A stout, reliable beer. He eyed the forms that flittered in and out of darkness, whispering laughter to one another. He ran his fingernails across his teeth, feeling the grit, and wondered if the enamel would peel and leave gouges. He breathed in the night air and wanted a smoke, but sat still anyways.
A sharp snap echoed across the clearing and illuminated the center for a second, and in that instant Raymond saw clearly the forms, not much younger than he, that had climbed all the way to the top of the hill. Now they were tall, standing above the rest of mankind and loving it.
Another burst of light, and he saw them moving, swaying as one being and intertwined with the grass. They spoke with one voice in a common language, and ascended to this spot with hellos and smiles. Probably stuffed into big, hulking station wagons, all pressed together close on the bench seats. They would see each other again tomorrow and wave simultaneously.
And Raymond couldn’t stand it, couldn’t stand to sit in his spot when everything was so different. He wished there was a movie playing; he hoped it would stay clear until morning so he could see the sun; he wanted to bum a smoke; most of all, he wanted to sleep. The forms in the darkness would sleep—sleep when they were ready until their appetite was sated.
The walk back up the hill was long.
Raymond Berret sat down in the tired leather chair just as the sky was coloring, when rays were shifting on the trees.
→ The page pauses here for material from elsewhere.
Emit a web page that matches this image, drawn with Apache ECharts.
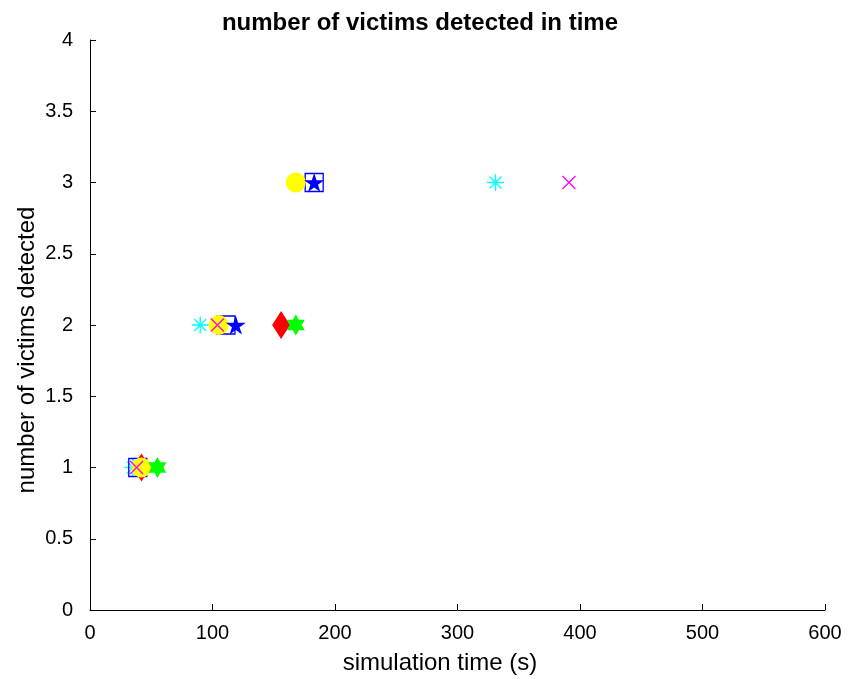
<!DOCTYPE html>
<html>
<head>
<meta charset="utf-8">
<script src="https://cdn.jsdelivr.net/npm/echarts@6/dist/echarts.min.js"></script>
<style>
  html, body { margin: 0; padding: 0; background: #fff; }
  #main { width: 856px; height: 679px; }
</style>
</head>
<body>
<div id="main"></div>
<script>
// victims detected vs time, one series per run (marker style)
const asteriskPts = [[35, 1], [90, 2], [331, 3]];
const squarePts = [[39, 1], [111, 2], [183, 3]];
const diamondPts = [[42, 1], [156, 2]];
const circlePts = [[42, 1], [105, 2], [168, 3]];
const crossPts = [[38, 1], [104, 2], [391, 3]];
const hexagramPts = [[55, 1], [168, 2]];
const pentagramPts = [[119, 2], [183, 3]];

const xTicks = [0, 100, 200, 300, 400, 500, 600];
const yTicks = [0, 0.5, 1, 1.5, 2, 2.5, 3, 3.5, 4];

const FONT = 'Liberation Sans';

const asteriskPath = 'path://M0,5 L10,5 M5,0 L5,10 M1.5,1.5 L8.5,8.5 M1.5,8.5 L8.5,1.5';
const crossPath = 'path://M0,0 L10,10 M0,10 L10,0';
const hexagramPath = 'path://M5,0 L9.33,7.5 L0.67,7.5 Z M5,10 L0.67,2.5 L9.33,2.5 Z';
const pentagramPath = 'path://M50,0 L61.23,34.55 L97.55,34.55 L68.17,55.9 L79.39,90.45 L50,69.1 L20.61,90.45 L31.83,55.9 L2.45,34.55 L38.77,34.55 Z';

var chart = echarts.init(document.getElementById('main'));

function scat(name, data, symbol, size, style) {
  style.opacity = 1;
  return {
    name: name,
    type: 'scatter',
    data: data,
    symbol: symbol,
    symbolSize: size,
    itemStyle: style,
    emphasis: { disabled: true },
    animation: false
  };
}

var option = {
  backgroundColor: '#fff',
  title: {
    text: 'number of victims detected in time',
    left: 415,
    top: 6,
    textAlign: 'center',
    textStyle: { fontFamily: FONT, fontSize: 24, fontWeight: 'bold', color: '#000' }
  },
  grid: { left: 90, right: 31, top: 40, bottom: 69 },
  xAxis: {
    type: 'value',
    min: xTicks[0],
    max: xTicks[xTicks.length - 1],
    interval: 100,
    axisLine: { lineStyle: { color: '#000', width: 1 } },
    axisTick: { inside: true, length: 6, lineStyle: { color: '#000' } },
    axisLabel: { color: '#000', fontFamily: FONT, fontSize: 20, margin: 13 },
    splitLine: { show: false }
  },
  yAxis: {
    type: 'value',
    min: yTicks[0],
    max: yTicks[yTicks.length - 1],
    interval: 0.5,
    axisLine: { show: true, lineStyle: { color: '#000', width: 1 } },
    axisTick: { show: true, inside: true, length: 6, lineStyle: { color: '#000' } },
    axisLabel: { color: '#000', fontFamily: FONT, fontSize: 20, margin: 17 },
    splitLine: { show: false }
  },
  graphic: [
    {
      type: 'text',
      x: 440, y: 663,
      style: { text: 'simulation time (s)', fill: '#000', font: '24px "Liberation Sans"', textAlign: 'center', textVerticalAlign: 'middle' }
    },
    {
      type: 'text',
      x: 27, y: 350,
      rotation: Math.PI / 2,
      style: { text: 'number of victims detected', fill: '#000', font: '24px "Liberation Sans"', textAlign: 'center', textVerticalAlign: 'middle' }
    }
  ],
  series: [
    scat('asterisk', asteriskPts, asteriskPath, 17, { color: 'transparent', borderColor: '#00ffff', borderWidth: 1.3 }),
    scat('square', squarePts, 'rect', 18, { color: 'transparent', borderColor: '#0000ff', borderWidth: 1.3 }),
    scat('diamond', diamondPts, 'diamond', [18, 28], { color: '#ff0000' }),
    scat('circle', circlePts, 'circle', 20, { color: '#ffff00' }),
    scat('cross', crossPts, crossPath, 13, { color: 'transparent', borderColor: '#ff00ff', borderWidth: 1.3 }),
    scat('hexagram', hexagramPts, hexagramPath, [18, 21], { color: '#00ff00' }),
    scat('pentagram', pentagramPts, pentagramPath, [20, 19], { color: '#0000ff' })
  ]
};
chart.setOption(option);
</script>
</body>
</html>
He dropped tobacco into a slip of paper, rolled it around between his fingers for a second, then licked it closed. He placed it next to the ashtray.
When the glow of the sun touched his face, he was asleep.
Raymond Berret rose for work late in the afternoon. He always did, even on the days he was off. Then as the evening approached and the cows came in from pasture, he would start walking down the long road to the valley, watching the shadows creep closer together. And sometimes he’d see Suzie Whitmore on his way, perched on her rooftop, looking west.